Toronto politicians have long described transit as a “decongestant” because buses, streetcars and subways get people out of their cars. But a new study on driving patterns in U.S. cities, released recently by a pair of University of Toronto economists, shows that adding transit service doesn’t relieve traffic gridlock in the long term.
The research, by Gilles Duranton and Matthew Turner, expands on a long-observed phenomenon: that adding highway capacity doesn’t solve traffic congestion and the additional lanes just fill up over time. The study shows the results hold true for all urban roads. “If you increase the kilometres of roadway in a city by 10 per cent, you’ll increase the vehicle kilometres traveled per year by 10 per cent as well.” The main reason: both individuals and truckers change their driving behaviour, triggering even more traffic. “Build it,” says Turner, “and they will drive.”
Adding transit doesn’t short-circuit traffic build-up, Turner concludes. But he notes the study shouldn’t be interpreted as a case against transit because the provision of additional buses, in particular, allows more trips on existing transportation infrastructure at little extra cost.
Why is all of this important? Because North Americans spent a lot of unproductive time in their cars, and public concern about climate change is putting pressure on policy-makers to find ways to reduce vehicle emissions.
The study notes that the average American household spent 161-person minutes a day in a passenger vehicle in 2001, and that the amount of time spent on routine household travel had increased by 10 per cent in just six years.
“Multiplying by the number of households in the U.S. and any reasonable dollar value of time, we see that society allocated billions of dollars more to traffic congestion in 2001 than in 1995. That Americans rank commuting among their least enjoyable activities confirms our suspicion that the costs of congestion are large.”

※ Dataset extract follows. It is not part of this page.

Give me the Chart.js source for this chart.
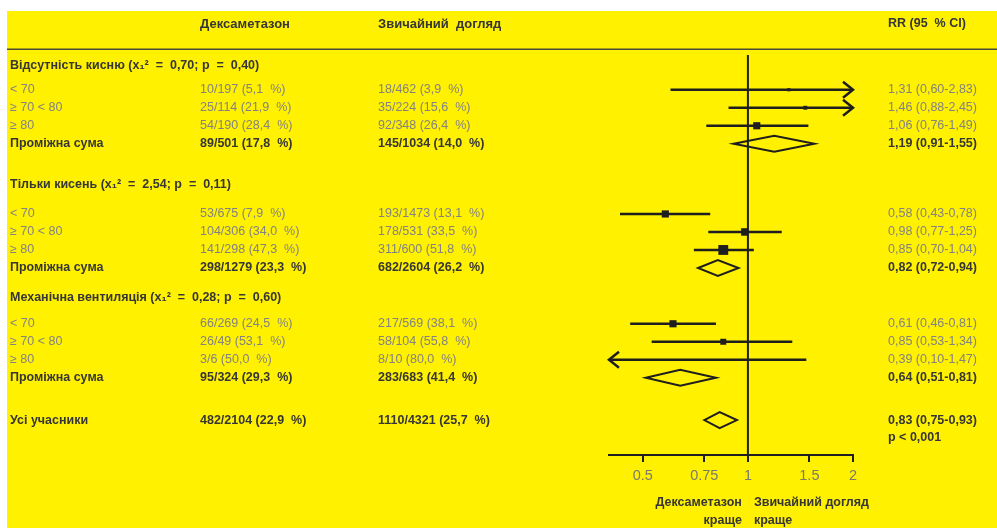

Duranton and Turner also calculate the benefits drivers gain from the new roads and conclude that they are well below the cost of providing the roads in the U.S. “An average extension of the interstate network does not result in sufficient travel time improvements to justify its cost,” they say. Extending subways and streetcar routes are similarly expensive and result in little or no overall gain for the average commuter.
So what is the best public policy response to gridlock? The authors suggest that the City of London may have had the right idea, using peak-hour traffic tolls to dissuade drivers from taking their cars to work. “These findings strengthen the case for congestion pricing as a policy response to traffic congestion,” the report concludes.
The study was published by the National Bureau of Economic Research.